A strict comparison of the actions which could result from Morgan Phillips’ letter and the splitting activities of Leon Jouhaux yields the following conclusion: In Britain the supporters of the Labour Party made up a majority of trade union membership; in France the majority of the trade union membership are supporters of the Communist Party, in each case there are prominent unionists and trade union leaders who hold a minority standpoint and who, nevertheless, have been democratically elected to their positions. In France, the Communist Party, though in a great majority within the trade unions, within the C.G.T., held fast to the principles of democracy and never for a moment suggested that splitting tactics should be introduced. In Britain the Secretary of the Labour Party, also conscious of the majority of General Secretaries and trade union leaders as supporters, proposes to introduce splitting tactics and political discrimination: and he and his circle, while proclaiming that they are “against disruption,” applaud disruption in France. In France it was the minority who carried through the attempted split the sole result of which could be to weaken the working class. In Britain the minority, Communists or militants, are utterly against any split because their chief desire is to strengthen the working class.
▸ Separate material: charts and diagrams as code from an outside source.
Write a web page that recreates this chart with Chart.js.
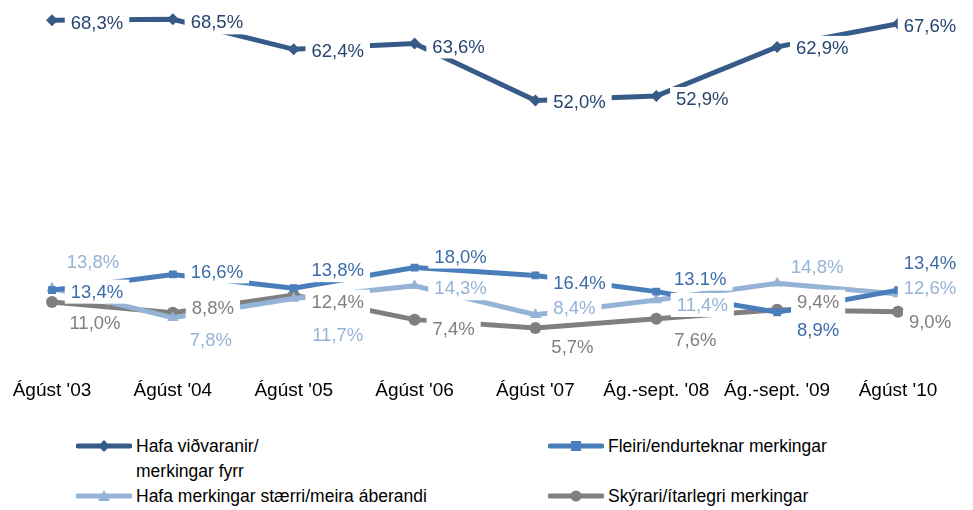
<!DOCTYPE html>
<html>
<head>
<meta charset="utf-8">
<script src="https://cdn.jsdelivr.net/npm/chart.js@4.4.0/dist/chart.umd.min.js"></script>
<style>
  html, body { margin:0; padding:0; background:#fff; }
  #wrap { position:relative; width:973px; height:510px; overflow:hidden; font-family:"Liberation Sans", Arial, sans-serif; }
  #c { position:absolute; left:0; top:0; }
  #legend { position:absolute; left:76px; top:434px; display:grid; grid-template-columns:472px 360px; grid-template-rows:50px 26px; }
  .item { display:flex; align-items:flex-start; font-size:17.5px; line-height:25px; color:#000; }
  .item svg { flex:none; margin-top:6px; margin-right:4px; }
</style>
</head>
<body>
<div id="wrap">
  <canvas id="c" width="973" height="420"></canvas>
  <div id="legend"></div>
</div>
<script>
// ---- data ----
const categories = ["Ágúst '03", "Ágúst '04", "Ágúst '05", "Ágúst '06", "Ágúst '07", "Ág.-sept. '08", "Ág.-sept. '09", "Ágúst '10"];
const seriesNames = [
  ["Hafa viðvaranir/", "merkingar fyrr"],
  ["Fleiri/endurteknar merkingar"],
  ["Hafa merkingar stærri/meira áberandi"],
  ["Skýrari/ítarlegri merkingar"]
];
const hafaVidvaranir = [68.3, 68.5, 62.4, 63.6, 52.0, 52.9, 62.9, 67.6];
const fleiriMerkingar = [13.4, 16.6, 13.8, 18.0, 16.4, 13.1, 8.9, 13.4];
const staerriMerkingar = [13.8, 7.8, 11.7, 14.3, 8.4, 11.4, 14.8, 12.6];
const skyrariMerkingar = [11.0, 8.8, 12.4, 7.4, 5.7, 7.6, 9.4, 9.0];
// labels printed with a dot instead of comma in the original: [series, index]
const dotDecimalLabels = [[1, 4], [1, 5]];

// ---- styling ----
const lineColors = ['#375B88', '#4A7EBB', '#95B3D7', '#7F7F7F'];
const labelColors = ['#26456F', '#3D6CA8', '#95B3D7', '#7F7F7F'];
const pointStyles = ['rectRot', 'rect', 'triangle', 'circle'];
const pointRadii = [6, 5.5, 6.5, 6];
// label centre offsets from each point [dx, dy]
const labelOffsets = [
  [[45,2.5],[44,3],[44,2],[44,3],[44,1],[46,3],[45,1],[32,2.5]],
  [[45,1.5],[44,-3],[44,-18],[46,-11],[44,7.5],[44,-13],[41,18],[32,-27.5]],
  [[41,-26.5],[38,22],[44,36],[46,2.5],[39,-7],[46,5],[40,-16],[32,-6]],
  [[43,21],[40,-5],[44,6.6],[39,9],[37,19],[39,21],[41,-8],[32,10]]
];

const seriesData = [hafaVidvaranir, fleiriMerkingar, staerriMerkingar, skyrariMerkingar];

function fmt(si, i, v) {
  const dot = dotDecimalLabels.some(p => p[0] === si && p[1] === i);
  const s = v.toFixed(1);
  return (dot ? s : s.replace('.', ',')) + '%';
}

const labelPlugin = {
  id: 'pointLabels',
  afterDatasetsDraw(chart) {
    const ctx = chart.ctx;
    ctx.save();
    ctx.font = '18.5px "Liberation Sans", Arial, sans-serif';
    ctx.textAlign = 'center';
    ctx.textBaseline = 'middle';
    const items = [];
    chart.data.datasets.forEach((ds, si) => {
      const meta = chart.getDatasetMeta(si);
      meta.data.forEach((pt, i) => {
        const off = labelOffsets[si][i];
        const txt = fmt(si, i, ds.data[i]);
        items.push({ x: pt.x + off[0], y: pt.y + off[1], txt, color: labelColors[si] });
      });
    });
    ctx.fillStyle = '#fff';
    items.forEach(it => {
      const w = ctx.measureText(it.txt).width + 12;
      ctx.fillRect(it.x - w / 2, it.y - 12, w, 24);
    });
    items.forEach(it => {
      ctx.fillStyle = it.color;
      ctx.fillText(it.txt, it.x, it.y + 1);
    });
    ctx.restore();
  }
};

new Chart(document.getElementById('c'), {
  type: 'line',
  data: {
    labels: categories,
    datasets: seriesData.map((d, si) => ({
      label: seriesNames[si],
      data: d,
      borderColor: lineColors[si],
      backgroundColor: lineColors[si],
      borderWidth: 5,
      pointStyle: pointStyles[si],
      pointRadius: pointRadii[si],
      pointBorderWidth: 0,
      pointBackgroundColor: lineColors[si],
      tension: 0,
      fill: false
    }))
  },
  options: {
    responsive: false,
    animation: false,
    layout: { padding: { left: 52, right: 75, top: 12, bottom: 18 } },
    plugins: { legend: { display: false }, tooltip: { enabled: false } },
    scales: {
      x: {
        offset: false,
        grid: { display: false, drawTicks: false },
        border: { display: false },
        ticks: { color: '#000', font: { size: 19, family: '"Liberation Sans", Arial, sans-serif' }, padding: 23, maxRotation: 0, minRotation: 0, autoSkip: false },
        afterFit(scale) { scale.height = 46; scale.paddingLeft = 0; scale.paddingRight = 0; }
      },
      y: { display: false, min: 0, max: 70 }
    }
  },
  plugins: [labelPlugin]
});

// ---- legend (HTML) ----
const legend = document.getElementById('legend');
const svgMarker = (si) => {
  const c = lineColors[si];
  let m = '';
  if (pointStyles[si] === 'rectRot') m = `<polygon points="28,0 34,6 28,12 22,6" fill="${c}"/>`;
  if (pointStyles[si] === 'rect') m = `<rect x="23" y="1" width="10" height="10" fill="${c}"/>`;
  if (pointStyles[si] === 'triangle') m = `<polygon points="28,0 34,11 22,11" fill="${c}"/>`;
  if (pointStyles[si] === 'circle') m = `<circle cx="28" cy="6" r="5.5" fill="${c}"/>`;
  return `<svg width="56" height="12"><line x1="2" y1="6" x2="54" y2="6" stroke="${c}" stroke-width="5" stroke-linecap="round"/>${m}</svg>`;
};
seriesNames.forEach((n, si) => {
  const d = document.createElement('div');
  d.className = 'item';
  d.innerHTML = svgMarker(si) + '<span>' + n.join('<br>') + '</span>';
  legend.appendChild(d);
});
</script>
</body>
</html>
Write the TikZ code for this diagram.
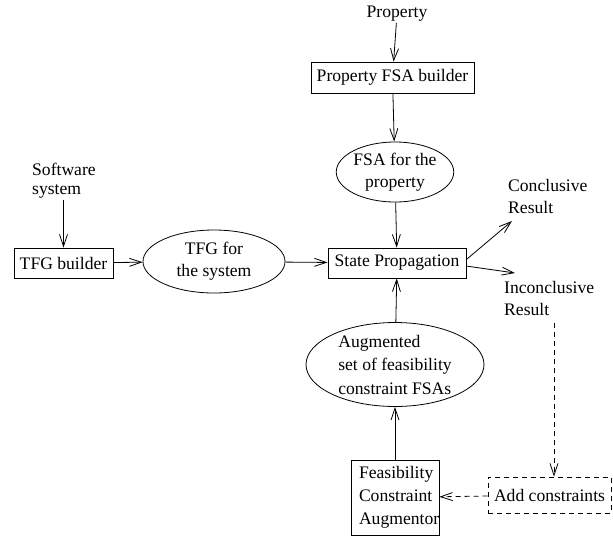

Fellow trade unionists, you are part of a mighty labour movement, whose power lies in its unity and its democratic methods. Today that unity is in danger. The principles and methods of trade unionism are at stakes and thereby, our livelihood and our hopes of a better future. Stand firm against these attacks. Do not suffer these American-inspired attempts to play havoc with our trade unions, which our fathers built and which we should be proud to preserve. Stand firm.